1
$\begingroup$

I just discovered today that $\mathbf{1}=(1,\ldots,1)$ is an eigenvector with eigenvalue $1$ of $X(X^TX)^{-1}X^T$ for certain $X \in \mathbb{R}^{m\times n}$ where $n \leq m$ and where the first column of $X$ is $\mathbf{1}$. Why is this?

The motivation for this is from a statement that says that the residual of the fitted values of a linear least squares estimator sum to 0. In other words, given some standard linear model $y = X\beta + \epsilon$ where $\epsilon$ is some random error, the least squares estimate for $\beta$ would be $\hat \beta = (X^TX)^{-1}X^Ty$ and the fitted value $\hat y = X\hat \beta$ or $X(X^TX)^{-1}X^Ty$. Also important to note is that $X$ is a design matrix and thus has an intercept column where all elements are $1$. Then $\mathbf{1}^T(y - \hat y) = 0$.

Through matlab, I inferred that it was because $X(X^TX)^{-1}X$ has eigenvector $\mathbf{1}$. I couldn't prove why this is the case.

  • 0
    @chaohua$n$g Oops. Fi$x$ed it.2012-08-29

3 Answers 3

2

The first column of $X$ is $X e$ where $e = (1,0,\ldots,0)^T$. If $v = X w$ for some vector $w$, $X (X^T X)^{-1} X^T v = X (X^T X)^{-1} (X^T X) w = X w = v$

3

$X(X^TX)^{-1}X^Ty$ is the projection of $y$ onto the column space of $X$. If $y = [1\ldots1]^T$, then $y$ lies in the column space of $X$ because the first column of $X$ is $[1\ldots1]^T$. Hence, the projection will be $y$ again. Therefore, $X(X^TX)^{-1}X^Ty = y$, i.e. $y$ is an eigenvector of this projection matrix with eigenvalue $1$.

3

In typical problems of this kind, $X$ has many more rows that columns. You wrote $X \in \mathbb{R}^{m\times n}$ and $m\le n$. That doesn't make sense.
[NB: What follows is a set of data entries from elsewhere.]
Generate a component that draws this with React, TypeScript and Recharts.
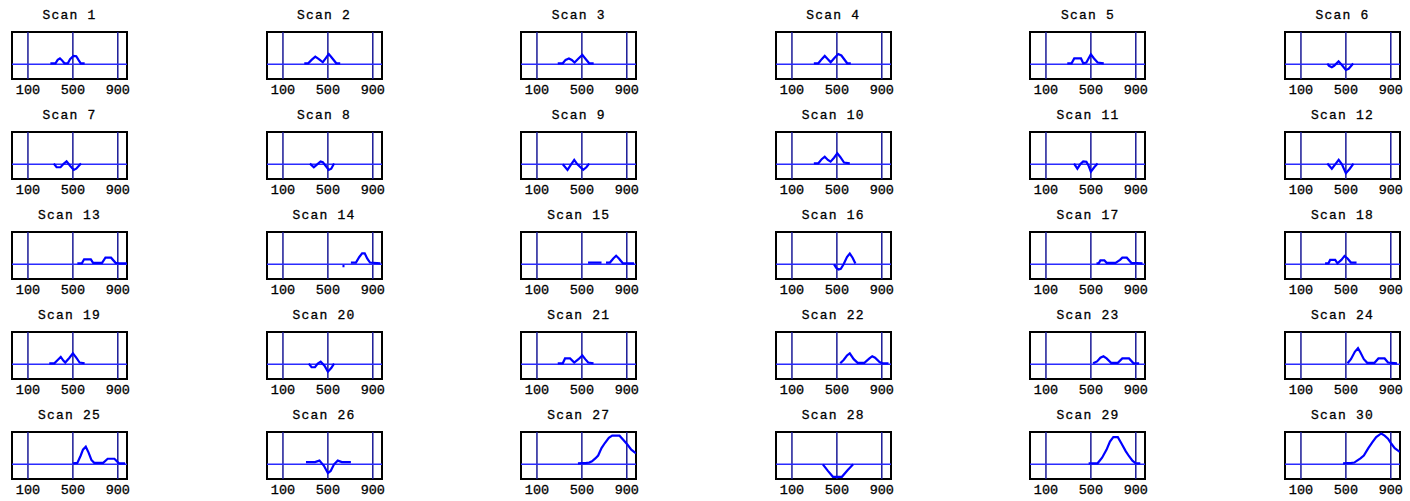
import React from 'react';
import { LineChart, Line, XAxis, YAxis, ReferenceLine, ReferenceArea } from 'recharts';

// x ticks and the blue guide lines sit on the same positions
const xTicks = [100, 500, 900];
const guideLines = [100, 500, 900];
const xDomain = [-42, 982];
const yDomain = [-1, 2.2];

type Pt = [number, number | null];

const scan1: Pt[] = [[300, 0.07], [345, 0.07], [365, 0.3], [385, 0.4], [400, 0.3], [425, 0.07], [455, 0.07], [475, 0.35], [505, 0.57], [530, 0.55], [550, 0.3], [570, 0.07], [605, 0.07]];
const scan2: Pt[] = [[290, 0.07], [325, 0.07], [355, 0.3], [388, 0.52], [420, 0.35], [455, 0.14], [480, 0.4], [508, 0.7], [530, 0.5], [575, 0.07], [610, 0.07]];
const scan3: Pt[] = [[285, 0.07], [330, 0.07], [355, 0.3], [385, 0.4], [410, 0.3], [435, 0.12], [470, 0.4], [504, 0.64], [530, 0.4], [565, 0.07], [605, 0.07]];
const scan4: Pt[] = [[295, 0.07], [335, 0.07], [365, 0.35], [392, 0.57], [420, 0.35], [445, 0.14], [480, 0.45], [512, 0.7], [540, 0.6], [592, 0.07], [624, 0.07]];
const scan5: Pt[] = [[290, 0.07], [328, 0.07], [352, 0.4], [412, 0.4], [432, 0.07], [460, 0.12], [500, 0.68], [528, 0.4], [560, 0.12], [615, 0.07]];
const scan6: Pt[] = [[335, 0.05], [350, -0.1], [375, -0.2], [395, -0.1], [435, 0.2], [470, -0.1], [500, -0.38], [525, -0.3], [565, 0.05]];
const scan7: Pt[] = [[330, 0.05], [355, -0.2], [390, -0.2], [420, 0.05], [444, 0.2], [475, -0.1], [508, -0.38], [530, -0.3], [572, 0.05]];
const scan8: Pt[] = [[340, 0.05], [375, -0.2], [405, 0.0], [435, 0.2], [455, 0.15], [480, -0.1], [508, -0.38], [530, -0.3], [555, 0.05]];
const scan9: Pt[] = [[330, 0.0], [372, -0.38], [400, -0.05], [432, 0.3], [460, 0.0], [512, -0.38], [540, -0.2], [565, 0.05]];
const scan10: Pt[] = [[295, 0.07], [335, 0.07], [365, 0.35], [392, 0.52], [420, 0.3], [444, 0.18], [475, 0.45], [504, 0.75], [530, 0.5], [564, 0.12], [615, 0.07]];
const scan11: Pt[] = [[350, 0.05], [380, -0.3], [405, 0.0], [432, 0.2], [460, 0.18], [480, -0.1], [500, -0.5], [530, -0.2], [560, 0.05]];
const scan12: Pt[] = [[335, 0.05], [375, -0.3], [405, 0.0], [436, 0.3], [465, 0.0], [500, -0.6], [535, -0.3], [568, 0.05]];
const scan13: Pt[] = [[540, 0.07], [580, 0.07], [600, 0.34], [660, 0.34], [680, 0.1], [760, 0.1], [790, 0.45], [840, 0.45], [880, 0.1], [910, 0.07], [980, 0.07]];
const scan14: Pt[] = [[630, -0.12], [648, -0.12], [660, null], [705, 0.12], [750, 0.12], [780, 0.5], [805, 0.75], [828, 0.75], [850, 0.4], [875, 0.12], [968, 0.07]];
const scan15: Pt[] = [[555, 0.12], [675, 0.12], [690, null], [715, 0.12], [750, 0.12], [780, 0.4], [805, 0.58], [830, 0.4], [865, 0.07], [965, 0.07]];
const scan16: Pt[] = [[475, 0.0], [495, -0.25], [515, -0.35], [535, -0.3], [560, 0.0], [590, 0.5], [615, 0.73], [640, 0.45], [665, 0.05]];
const scan17: Pt[] = [[550, 0.07], [570, 0.07], [585, 0.27], [620, 0.27], [640, 0.1], [720, 0.1], [760, 0.3], [780, 0.45], [820, 0.45], [860, 0.1], [960, 0.07]];
const scan18: Pt[] = [[315, 0.07], [345, 0.07], [360, 0.3], [405, 0.3], [425, 0.07], [460, 0.3], [488, 0.57], [515, 0.4], [545, 0.12], [595, 0.12]];
const scan19: Pt[] = [[290, 0.07], [335, 0.07], [365, 0.3], [392, 0.5], [415, 0.25], [432, 0.12], [470, 0.45], [500, 0.75], [530, 0.45], [560, 0.12], [605, 0.07]];
const scan20: Pt[] = [[330, 0.05], [355, -0.2], [385, -0.2], [410, 0.05], [436, 0.18], [470, -0.1], [500, -0.5], [530, -0.25], [555, 0.05]];
const scan21: Pt[] = [[285, 0.07], [330, 0.07], [350, 0.4], [395, 0.4], [432, 0.12], [470, 0.35], [504, 0.6], [530, 0.35], [556, 0.12], [604, 0.07]];
const scan22: Pt[] = [[530, 0.07], [560, 0.3], [590, 0.6], [615, 0.75], [650, 0.35], [685, 0.1], [745, 0.1], [790, 0.4], [815, 0.55], [840, 0.45], [880, 0.15], [905, 0.07], [960, 0.07]];
const scan23: Pt[] = [[520, 0.07], [555, 0.2], [585, 0.45], [612, 0.55], [640, 0.4], [680, 0.1], [740, 0.1], [780, 0.4], [840, 0.4], [880, 0.07], [930, 0.07]];
const scan24: Pt[] = [[515, 0.07], [545, 0.35], [580, 0.85], [608, 1.1], [630, 0.8], [660, 0.35], [690, 0.1], [755, 0.1], [790, 0.4], [845, 0.4], [875, 0.12], [905, 0.1], [955, 0.07]];
const scan25: Pt[] = [[500, 0.07], [540, 0.1], [570, 0.6], [590, 1.0], [615, 1.2], [640, 0.8], [665, 0.3], [690, 0.1], [770, 0.1], [810, 0.38], [870, 0.38], [910, 0.07], [965, 0.07]];
const scan26: Pt[] = [[305, 0.15], [385, 0.15], [425, 0.25], [465, -0.1], [500, -0.6], [525, -0.45], [555, 0.0], [588, 0.25], [625, 0.15], [705, 0.15]];
const scan27: Pt[] = [[465, 0.07], [540, 0.1], [565, 0.12], [590, 0.2], [620, 0.4], [645, 0.6], [675, 1.1], [705, 1.45], [740, 1.8], [770, 1.95], [835, 1.95], [870, 1.65], [905, 1.35], [940, 1.0], [982, 0.75]];
const scan28: Pt[] = [[375, 0.0], [420, -0.45], [465, -0.85], [545, -0.85], [595, -0.4], [645, 0.0]];
const scan29: Pt[] = [[480, 0.07], [560, 0.07], [600, 0.45], [640, 1.0], [670, 1.55], [700, 1.85], [740, 1.85], [770, 1.45], [810, 0.9], [840, 0.55], [870, 0.25], [900, 0.07], [940, 0.07]];
const scan30: Pt[] = [[475, 0.07], [550, 0.1], [575, 0.12], [600, 0.25], [630, 0.4], [660, 0.6], [700, 1.1], [735, 1.5], [770, 1.85], [815, 2.1], [845, 1.95], [875, 1.75], [905, 1.4], [935, 1.1], [980, 0.85]];

const scans = [
  scan1, scan2, scan3, scan4, scan5, scan6,
  scan7, scan8, scan9, scan10, scan11, scan12,
  scan13, scan14, scan15, scan16, scan17, scan18,
  scan19, scan20, scan21, scan22, scan23, scan24,
  scan25, scan26, scan27, scan28, scan29, scan30,
];

const COLS = 6;
const BOX_W = 115;
const BOX_H = 47;
const PAD = 20;
const TOP = 32;
const font = '"Liberation Mono", "DejaVu Sans Mono", monospace';

const ScanPanel = ({ title, points, boxLeft, boxTop }: { title: string; points: Pt[]; boxLeft: number; boxTop: number }) => {
  const data = points.map(([x, y]) => ({ x, y }));
  const w = BOX_W + PAD * 2;
  const h = TOP + BOX_H + 21;
  return (
    <div style={{ position: 'absolute', left: boxLeft - PAD, top: boxTop - TOP, width: w, height: h }}>
      <div
        style={{
          position: 'absolute', left: 0, width: w, top: 10, textAlign: 'center',
          fontFamily: font, fontSize: 13, lineHeight: '12px', letterSpacing: 1.2, color: '#000',
          WebkitTextStroke: '0.3px #000',
        }}
      >
        {title}
      </div>
      <LineChart width={w} height={h} data={data} margin={{ top: TOP, right: PAD, bottom: 0, left: PAD }}>
        <XAxis
          type="number" dataKey="x" domain={xDomain} ticks={xTicks} allowDataOverflow
          height={21} tickLine={false} tickSize={4} tickMargin={1} interval={0}
          axisLine={false}
          tick={{ fill: '#000', fontSize: 13.5, fontFamily: font, stroke: '#000', strokeWidth: 0.3 }}
        />
        <YAxis hide type="number" domain={yDomain} allowDataOverflow />
        {guideLines.map((g) => (
          <ReferenceLine key={g} x={g} stroke="#1a1a96" strokeWidth={1.5} />
        ))}
        <ReferenceLine y={0} stroke="#2b2bff" strokeWidth={1.5} />
        <Line type="linear" dataKey="y" stroke="#0000ff" strokeWidth={2.2} dot={false}
          connectNulls={false} isAnimationActive={false} />
        <ReferenceArea x1={xDomain[0]} x2={xDomain[1]} y1={yDomain[0]} y2={yDomain[1]}
          fill="none" stroke="#000" strokeWidth={2} fillOpacity={0} ifOverflow="visible" />
      </LineChart>
    </div>
  );
};

export default function App() {
  return (
    <div style={{ position: 'absolute', left: 0, top: 0, width: 1410, height: 501, background: '#fff' }}>
      {scans.map((pts, i) => {
        const col = i % COLS;
        const row = Math.floor(i / COLS);
        return (
          <ScanPanel
            key={i}
            title={`Scan ${i + 1}`}
            points={pts}
            boxLeft={12 + col * 254.6}
            boxTop={32 + row * 100}
          />
        );
      })}
    </div>
  );
}
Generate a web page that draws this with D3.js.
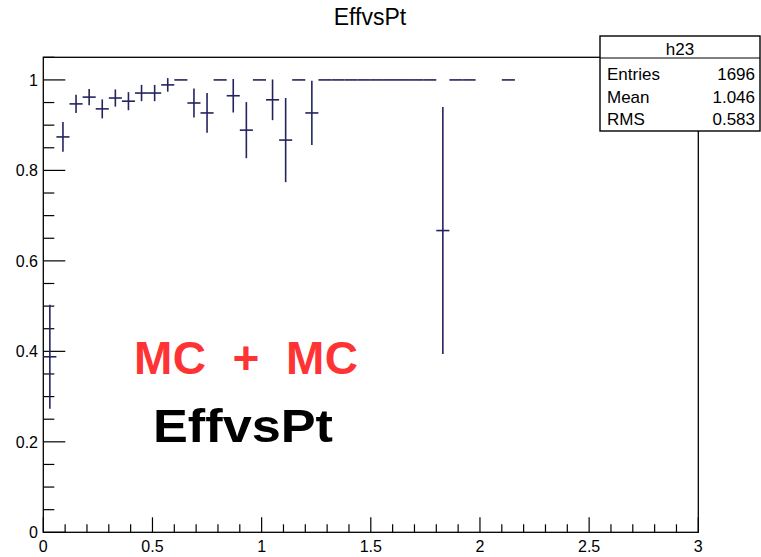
<!DOCTYPE html>
<html>
<head>
<meta charset="utf-8">
<script src="https://cdn.jsdelivr.net/npm/d3@7"></script>
<style>
  html, body { margin: 0; padding: 0; background: #fff; }
  svg { display: block; font-family: "Liberation Sans", Arial, Helvetica, sans-serif; }
</style>
</head>
<body>
<svg id="chart" width="761" height="557"></svg>
<script>
// ---- data ----
const binWidth = 0.06;
const ptCenters = [0.03, 0.09, 0.15, 0.21, 0.27, 0.33, 0.39, 0.45, 0.51, 0.57,
                   0.63, 0.69, 0.75, 0.81, 0.87, 0.93, 0.99, 1.05, 1.11, 1.17,
                   1.23, 1.29, 1.35, 1.41, 1.47, 1.53, 1.59, 1.65, 1.71, 1.77,
                   1.83, 1.89, 1.95, 2.13];
const effValues = [0.388, 0.874, 0.947, 0.962, 0.936, 0.960, 0.953, 0.971, 0.971, 0.989,
                   1.000, 0.949, 0.927, 1.000, 0.965, 0.889, 1.000, 0.956, 0.867, 1.000,
                   0.927, 1.000, 1.000, 1.000, 1.000, 1.000, 1.000, 1.000, 1.000, 1.000,
                   0.667, 1.000, 1.000, 1.000];
const effErrors = [0.115, 0.033, 0.020, 0.018, 0.021, 0.019, 0.020, 0.018, 0.018, 0.015,
                   0.000, 0.032, 0.044, 0.000, 0.037, 0.062, 0.000, 0.045, 0.093, 0.000,
                   0.071, 0.000, 0.000, 0.000, 0.000, 0.000, 0.000, 0.000, 0.000, 0.000,
                   0.273, 0.000, 0.000, 0.000];
const xTickLabels = ["0", "0.5", "1", "1.5", "2", "2.5", "3"];
const yTickLabels = ["0", "0.2", "0.4", "0.6", "0.8", "1"];
const statsLabels = ["Entries", "Mean", "RMS"];
const statsValues = ["1696", "1.046", "0.583"];
const histName = "h23";
const titleText = "EffvsPt";
const label1 = "MC + MC";
const label2 = "EffvsPt";

// ---- layout ----
const svg = d3.select("#chart");
const frame = {left: 43.3, right: 698.3, top: 57.3, bottom: 532.3};
const x = d3.scaleLinear().domain([0, 3]).range([frame.left, frame.right]);
const y = d3.scaleLinear().domain([0, 1.05]).range([frame.bottom, frame.top]);
const lineCol = "#25235f";

// frame
svg.append("rect")
  .attr("x", frame.left).attr("y", frame.top)
  .attr("width", frame.right - frame.left).attr("height", frame.bottom - frame.top)
  .attr("fill", "none").attr("stroke", "#000").attr("stroke-width", 1.3);

// x axis ticks
const xMajor = xTickLabels.map(Number);
const xMinor = d3.range(0, 31).map(i => i / 10).filter(v => Math.abs(v * 2 - Math.round(v * 2)) > 1e-6);
const gx = svg.append("g");
gx.selectAll("line.maj").data(xMajor).join("line")
  .attr("x1", d => x(d)).attr("x2", d => x(d))
  .attr("y1", frame.bottom).attr("y2", frame.bottom - 15)
  .attr("stroke", "#000").attr("stroke-width", 1.2);
gx.selectAll("line.min").data(xMinor).join("line")
  .attr("x1", d => x(d)).attr("x2", d => x(d))
  .attr("y1", frame.bottom).attr("y2", frame.bottom - 8)
  .attr("stroke", "#000").attr("stroke-width", 1.2);
gx.selectAll("text").data(xTickLabels).join("text")
  .attr("x", d => x(+d)).attr("y", 552)
  .attr("text-anchor", "middle").attr("font-size", 16).attr("fill", "#000")
  .text(d => d);

// y axis ticks
const yMajor = yTickLabels.map(Number);
const yMinor = d3.range(0, 22).map(i => i * 0.05).filter(v => v <= 1.05 + 1e-9 && Math.abs(v * 5 - Math.round(v * 5)) > 1e-6);
const gy = svg.append("g");
gy.selectAll("line.maj").data(yMajor).join("line")
  .attr("x1", frame.left).attr("x2", frame.left + 22)
  .attr("y1", d => y(d)).attr("y2", d => y(d))
  .attr("stroke", "#000").attr("stroke-width", 1.2);
gy.selectAll("line.min").data(yMinor).join("line")
  .attr("x1", frame.left).attr("x2", frame.left + 11)
  .attr("y1", d => y(d)).attr("y2", d => y(d))
  .attr("stroke", "#000").attr("stroke-width", 1.2);
gy.selectAll("text").data(yTickLabels).join("text")
  .attr("x", 38).attr("y", d => y(+d) + 6)
  .attr("text-anchor", "end").attr("font-size", 16).attr("fill", "#000")
  .text(d => d);

// data points with error bars
const pts = ptCenters.map((c, i) => ({c, v: effValues[i], e: effErrors[i]}));
const gd = svg.append("g").attr("stroke", lineCol).attr("stroke-width", 1.6);
gd.selectAll("line.h").data(pts).join("line")
  .attr("x1", d => x(d.c - binWidth / 2)).attr("x2", d => x(d.c + binWidth / 2))
  .attr("y1", d => y(d.v)).attr("y2", d => y(d.v));
gd.selectAll("line.v").data(pts.filter(d => d.e > 0)).join("line")
  .attr("x1", d => x(d.c)).attr("x2", d => x(d.c))
  .attr("y1", d => y(Math.min(d.v + d.e, 1.05))).attr("y2", d => y(d.v - d.e));

// title
svg.append("text").attr("x", 370).attr("y", 25)
  .attr("text-anchor", "middle").attr("font-size", 23).attr("fill", "#000")
  .text(titleText);

// stats box
const box = {x: 600, y: 36, w: 160, h: 95};
svg.append("rect").attr("x", box.x).attr("y", box.y).attr("width", box.w).attr("height", box.h)
  .attr("fill", "#fff").attr("stroke", "#000").attr("stroke-width", 1.4);
svg.append("line").attr("x1", box.x).attr("x2", box.x + box.w).attr("y1", 58).attr("y2", 58)
  .attr("stroke", "#000").attr("stroke-width", 1.2);
svg.append("text").attr("x", box.x + box.w / 2).attr("y", 55)
  .attr("text-anchor", "middle").attr("font-size", 17).text(histName);
const rowY = [80, 102.5, 125];
svg.selectAll("text.sl").data(statsLabels).join("text").attr("class", "sl")
  .attr("x", 607).attr("y", (d, i) => rowY[i]).attr("font-size", 17).text(d => d);
svg.selectAll("text.sv").data(statsValues).join("text").attr("class", "sv")
  .attr("x", 755).attr("y", (d, i) => rowY[i]).attr("text-anchor", "end").attr("font-size", 17).text(d => d);

// big labels
svg.append("text").attr("x", 134).attr("y", 374)
  .attr("font-size", 46).attr("font-weight", "bold").attr("fill", "#ff3333")
  .attr("textLength", 224).attr("lengthAdjust", "spacing")
  .style("white-space", "pre").text(label1.replace(/ /g, "  "));
svg.append("text").attr("x", 153).attr("y", 442)
  .attr("font-size", 46).attr("font-weight", "bold").attr("fill", "#000")
  .attr("textLength", 180).attr("lengthAdjust", "spacingAndGlyphs")
  .text(label2);
</script>
</body>
</html>
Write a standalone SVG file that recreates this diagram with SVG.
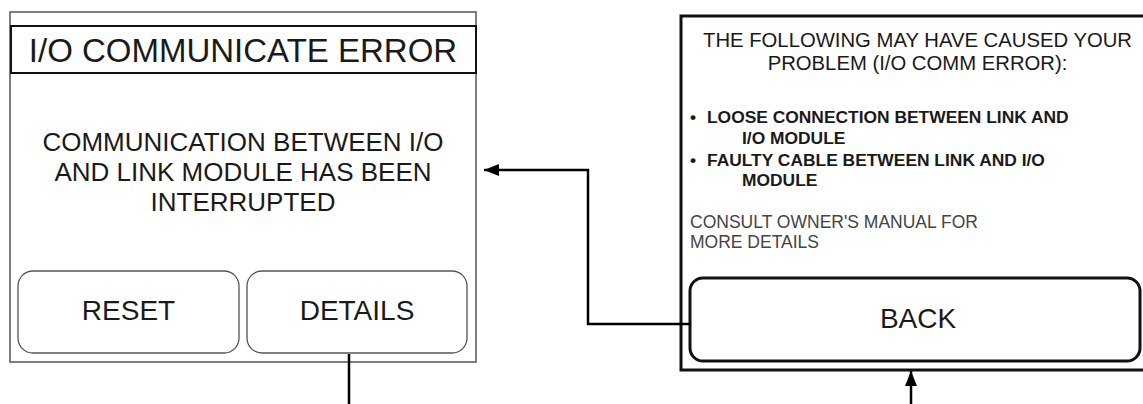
<svg xmlns="http://www.w3.org/2000/svg" width="1143" height="404" viewBox="0 0 1143 404">
<defs>
<style>
text{font-family:"Liberation Sans",Arial,sans-serif;fill:#1a1a1a}
.c{text-anchor:middle}
.frameL{fill:#fff;stroke:#555;stroke-width:1.5}
.title{fill:#fff;stroke:#111;stroke-width:2}
.btnL{fill:#fff;stroke:#555;stroke-width:1.3}
.frameR{fill:#fff;stroke:#111;stroke-width:3}
.btnR{fill:#fff;stroke:#111;stroke-width:3}
.b{font-weight:bold;font-size:17.4px}
.conn{fill:none;stroke:#000;stroke-width:2.5}
</style>
<marker id="ah" viewBox="0 0 15 12" refX="15" refY="6" markerWidth="15" markerHeight="12" markerUnits="userSpaceOnUse" orient="auto">
<path d="M0,0 L15,6 L0,12 Z" fill="#000"/>
</marker>
</defs>
<rect width="1143" height="404" fill="#fff"/>
<g id="error-screen">
<rect class="frameL" x="10" y="12" width="466" height="350"/>
<rect class="title" x="11" y="26" width="465" height="47"/>
<text class="c" x="243" y="62" font-size="33">I/O COMMUNICATE ERROR</text>
<text class="c" x="243" y="151" font-size="26">COMMUNICATION BETWEEN I/O</text>
<text class="c" x="243" y="181" font-size="26">AND LINK MODULE HAS BEEN</text>
<text class="c" x="243" y="211" font-size="26">INTERRUPTED</text>
</g>
<g id="reset-button">
<rect class="btnL" x="18" y="271" width="221" height="82" rx="15"/>
<text class="c" x="128.5" y="320" font-size="28">RESET</text>
</g>
<g id="details-button">
<rect class="btnL" x="247" y="271" width="220" height="82" rx="15"/>
<text class="c" x="357" y="320" font-size="28">DETAILS</text>
</g>
<g id="details-screen">
<rect class="frameR" x="681" y="16" width="480" height="354"/>
<text class="c" x="917.5" y="47" font-size="20.3">THE FOLLOWING MAY HAVE CAUSED YOUR</text>
<text class="c" x="917.5" y="70" font-size="20.3">PROBLEM (I/O COMM ERROR):</text>
<text class="b" x="690" y="123" font-size="14">•</text>
<text class="b" x="707" y="123">LOOSE CONNECTION BETWEEN LINK AND</text>
<text class="b" x="742" y="144">I/O MODULE</text>
<text class="b" x="690" y="166" font-size="14">•</text>
<text class="b" x="707" y="166">FAULTY CABLE BETWEEN LINK AND I/O</text>
<text class="b" x="742" y="186">MODULE</text>
<text x="690" y="228" font-size="17.5" style="fill:#444">CONSULT OWNER'S MANUAL FOR</text>
<text x="690" y="248" font-size="17.5" style="fill:#444">MORE DETAILS</text>
</g>
<g id="back-button">
<rect class="btnR" x="690" y="278" width="450" height="83" rx="13"/>
<text class="c" x="918" y="328" font-size="28">BACK</text>
</g>
<g id="connectors">
<path class="conn" d="M691,324 H588 V170 H484" marker-end="url(#ah)"/>
<path class="conn" d="M349,354 V404"/>
<path class="conn" d="M911,404 V371" marker-end="url(#ah)"/>
</g>
</svg>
One has $X\in\mathbb{R}^{n\times m}$ and $m\le n$ (you see, I wrote $n\times m$ rather than $m\times n$). Then $X^T X$ is an $m\times m$ matrix, and $m\le n$, so it's a small matrix, maybe as small as $2\times 2$ in some typical applications. If the columns of $X$ are linearly independent then $X^T X$ is invertible, i.e. $(X^T X)^{-1}$ exists. Now let $H=X(X^T X)^{-1}X^T$. The rank of the big $n\times n$ matrix $H$ is the small number $m$.

Now:

  • If $v$ is in the column space of $X$ then $Hv=v$.
  • If $v$ is orthogonal to the column space of $X$ then $Hv=0$.

So there you have two eigenspaces with eigenvalues $0$ and $1$, and since they're orthogonal complements of each other, they span the whole space.

Here's a proof of the two bulleted points. The second one is the easier one: Suppose $v$ is orthogonal to the column space of $X$. Then clearly $X^T v=0$. Therefore $Hv = X(X^T X)^{-1}X^T v$ $= X(X^T X)^{-1}0 = 0$. Now suppose $v$ is in the column space of $X$. Then $v=Xu$ for some column $u$ of (small) length $m$. Then $ Hv = HXu = \big(X(X^T X)^{-1} X^T\big) Xu = X(X^T X)^{-1} (X^T X) u = Xu = v. $

So if the column $\mathbf{1}$ of $1$s is in the column space of $X$, then $H\mathbf{1}=\mathbf{1}$.